Deconstruction

The caterpillar-yellow animal
chews hungrily on the corpse
of the Regency College Hotel.
The beast grazes left and right,
snapping up floors and walls
eviscerating their memories
of drunk post-game wrestlers,
pale faced losers and winners
of desire or despair, the robot
salesmen well-oiled enough
they’d finally crash into sleep–
all cement cells busting open.
Jets stream over fresh wounds,
holding the bloody dust down,
silencing voices, keeping peace.
I remember my uncle, the Irish
drunk, who’d duck to feign a jab
and whack me upside the head.
We’d twitch when he showed up.
In the days of those diseases you
never mentioned, when we heard
there was something in his head
that was bad, it was.
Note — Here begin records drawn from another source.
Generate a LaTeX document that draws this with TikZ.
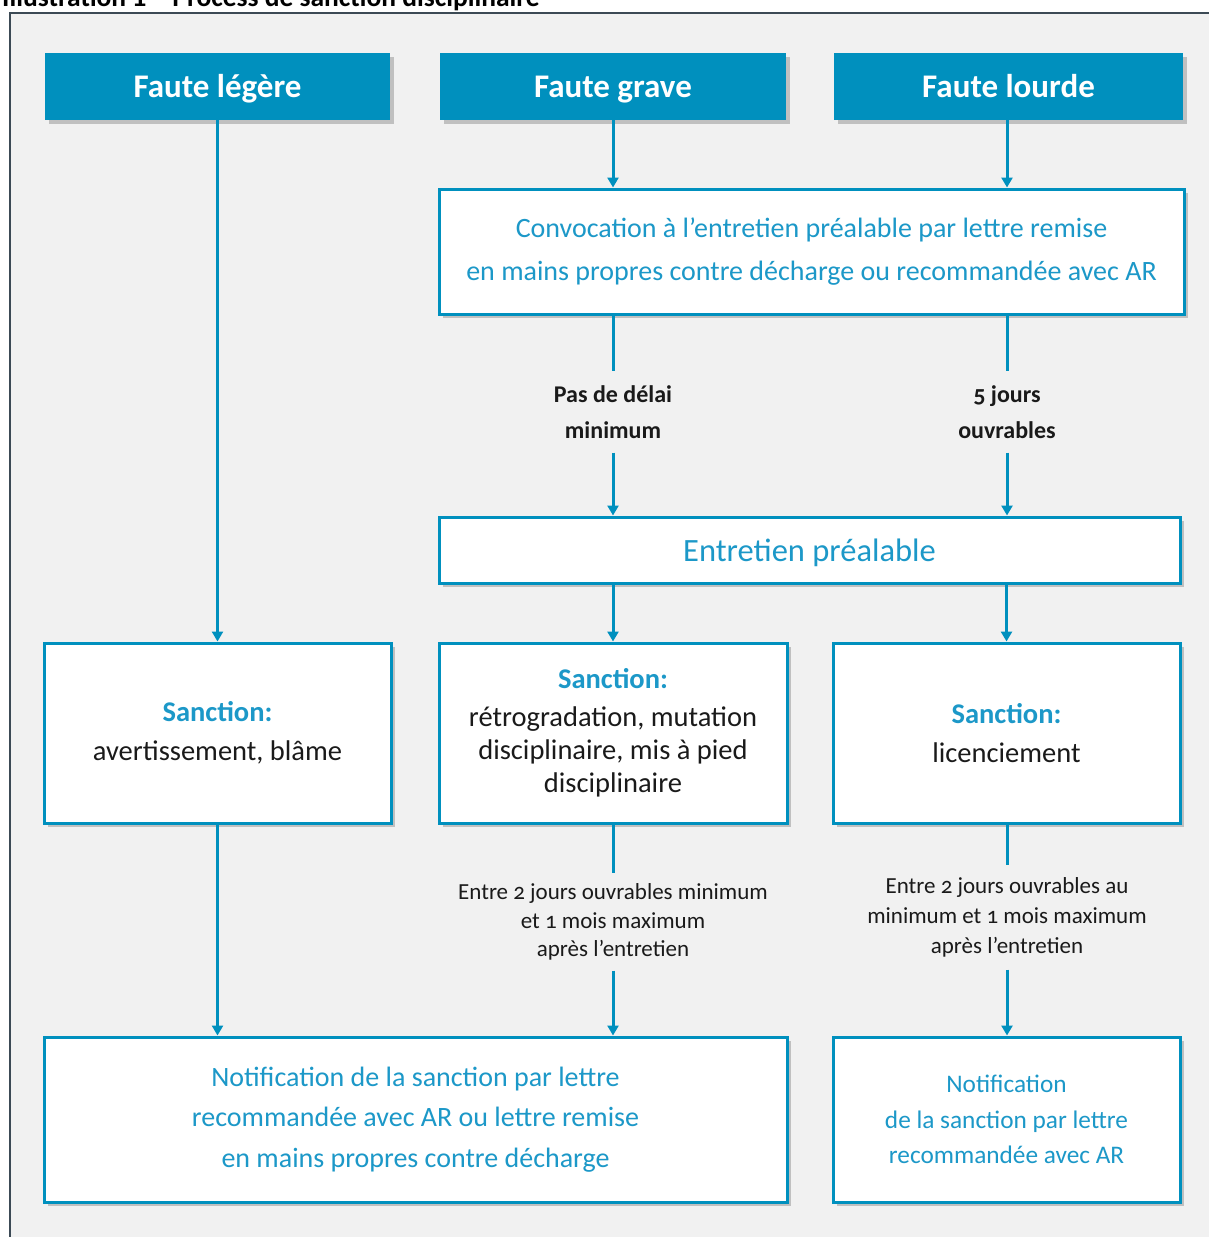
\documentclass[tikz,border=0pt]{standalone}
\usepackage{fontspec}
\setmainfont{Carlito}[Numbers=OldStyle]
\usetikzlibrary{positioning,shadows,arrows.meta}
\definecolor{fautebleu}{RGB}{0,144,190}
\definecolor{textbleu}{RGB}{28,152,200}
\definecolor{fondgris}{RGB}{241,241,241}
\definecolor{cadre}{RGB}{60,74,85}
\definecolor{noir}{RGB}{26,26,26}
\tikzset{
	ombre/.style  = {drop shadow={shadow xshift=4pt, shadow yshift=-4pt, opacity=0.35, fill=black!60}},
	faute/.style  = {ombre, fill=fautebleu, text=white, align=center,
		font=\fontsize{33}{38}\selectfont\bfseries, minimum height=67pt,
		text height=21pt, text depth=0pt},
	etape/.style  = {ombre, draw=fautebleu, line width=3pt, fill=white, align=center,
		text=textbleu},
	sanction/.style = {etape, text=noir, minimum width=347pt, minimum height=180pt,
		font=\fontsize{28.5}{33}\selectfont},
	delai/.style  = {align=center, text=noir, inner xsep=0pt},
	ligne/.style  = {draw=fautebleu, line width=3pt},
	fleche/.style = {ligne, -{Triangle[length=10pt,width=11pt]}}
}
\newcommand{\titresanction}{\textcolor{textbleu}{\bfseries Sanction:}}

\begin{document}
\begin{tikzpicture}[x=1pt, y=-1pt]
	\useasboundingbox (0,0) rectangle (1208,1237);
	% cadre de l'illustration
	\fill[fondgris] (10,13) rectangle (1230,1260);
	\draw[cadre, line width=1.5pt] (10,1260) -- (10,13) -- (1230,13);
	\node[anchor=base west, inner sep=0pt, font=\fontsize{27.5}{32}\selectfont\bfseries] (titre)
		at (2,6) {Illustration 1 -- Process de sanction disciplinaire};
	
	% les trois fautes
	\node[faute, minimum width=345pt] (legere) at (217.5,86.5) {Faute légère};
	\node[faute, minimum width=346pt] (grave) at (613,86.5) {Faute grave};
	\node[faute, minimum width=349pt] (lourde) at (1008.5,86.5) {Faute lourde};
	
	% procedure
	\node[etape, minimum width=745pt, minimum height=125pt,
		font=\fontsize{28}{43}\selectfont] (convoc) at (811.5,251.5)
		{Convocation à l'entretien préalable par lettre remise\\
		 en mains propres contre décharge ou recommandée avec AR};
	\node[delai, inner ysep=14pt, font=\fontsize{24}{36}\selectfont\bfseries] (delai1)
		at (613,412) {Pas de délai\\minimum};
	\node[delai, inner ysep=14pt, font=\fontsize{24}{36}\selectfont\bfseries] (delai2)
		at (1007,412) {5 jours\\ouvrables};
	\node[etape, minimum width=741pt, minimum height=66pt, text height=22pt, text depth=0pt,
		font=\fontsize{32.5}{36}\selectfont] (entretien) at (809.5,550) {Entretien préalable};
	
	% sanctions
	\node[sanction] (sanc1) at (217.5,733) {\titresanction\\[6pt]avertissement, blâme};
	\node[sanction, minimum width=348pt] (sanc2) at (613,733)
		{\titresanction\\[5pt]rétrogradation, mutation\\disciplinaire, mis à pied\\disciplinaire};
	\node[sanction] (sanc3) at (1006.5,733) {\titresanction\\[6pt]licenciement};
	
	\node[delai, inner ysep=10pt, font=\fontsize{23}{28.5}\selectfont] (delai3) at (613,922)
		{Entre 2 jours ouvrables minimum\\et 1 mois maximum\\après l'entretien};
	\node[delai, inner ysep=12pt, font=\fontsize{23}{30}\selectfont] (delai4) at (1007,917.5)
		{Entre 2 jours ouvrables au\\minimum et 1 mois maximum\\après l'entretien};
	
	% notifications
	\node[etape, minimum width=743pt, minimum height=165pt,
		font=\fontsize{28}{40.5}\selectfont] (notif1) at (415.5,1119.5)
		{Notification de la sanction par lettre\\
		 recommandée avec AR ou lettre remise\\
		 en mains propres contre décharge};
	\node[etape, minimum width=347pt, minimum height=165pt,
		font=\fontsize{25.3}{35.5}\selectfont] (notif2) at (1006.5,1119.5)
		{Notification\\de la sanction par lettre\\recommandée avec AR};
	
	% liaisons
	\draw[fleche] (legere) -- (legere |- sanc1.north);
	\draw[fleche] (sanc1) -- (sanc1 |- notif1.north);
	\draw[fleche] (grave) -- (grave |- convoc.north);
	\draw[fleche] (lourde.south -| delai2) -- (delai2 |- convoc.north);
	\draw[ligne] (convoc.south -| delai1) -- (delai1);
	\draw[ligne] (convoc.south -| delai2) -- (delai2);
	\draw[fleche] (delai1) -- (delai1 |- entretien.north);
	\draw[fleche] (delai2) -- (delai2 |- entretien.north);
	\draw[fleche] (entretien.south -| sanc2) -- (sanc2);
	\draw[fleche] (entretien.south -| sanc3) -- (sanc3);
	\draw[ligne] (sanc2) -- (delai3);
	\draw[ligne] (sanc3.south -| delai4) -- (delai4);
	\draw[fleche] (delai3) -- (delai3 |- notif1.north);
	\draw[fleche] (delai4) -- (delai4 |- notif2.north);
\end{tikzpicture}
\end{document}
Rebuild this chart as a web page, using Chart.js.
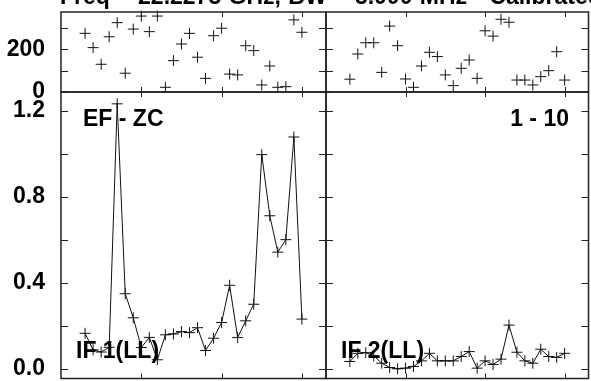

Turned out
Aunt Vickie wouldn’t go to visit
because if he wasn’t tied down
he’d pitch his dinner clear across
the room, along with everything
his rage and meaty hands found.
Then they poisoned him good–
and the others– until he quieted.
All of them, just like the Regency,
pulled apart one floor at a time,
water spraying on every side like
fountains on fireboats, baptizing
battleships that slide triumphant
into harbor after a harrowing war.

Philip Coleman came to writing after years teaching chemistry in university and high school because, of course, poems are a molecular art. His work’s been published in The Mountain Troubadour (VT), Eunoia Review, Trouvaille Review, Neologism Review, Quail Bell Magazine, Interpretations II-VI (Columbia Art League, 2016-20), and in six ekphrastic exhibits in Columbia and Kansas City, Missouri.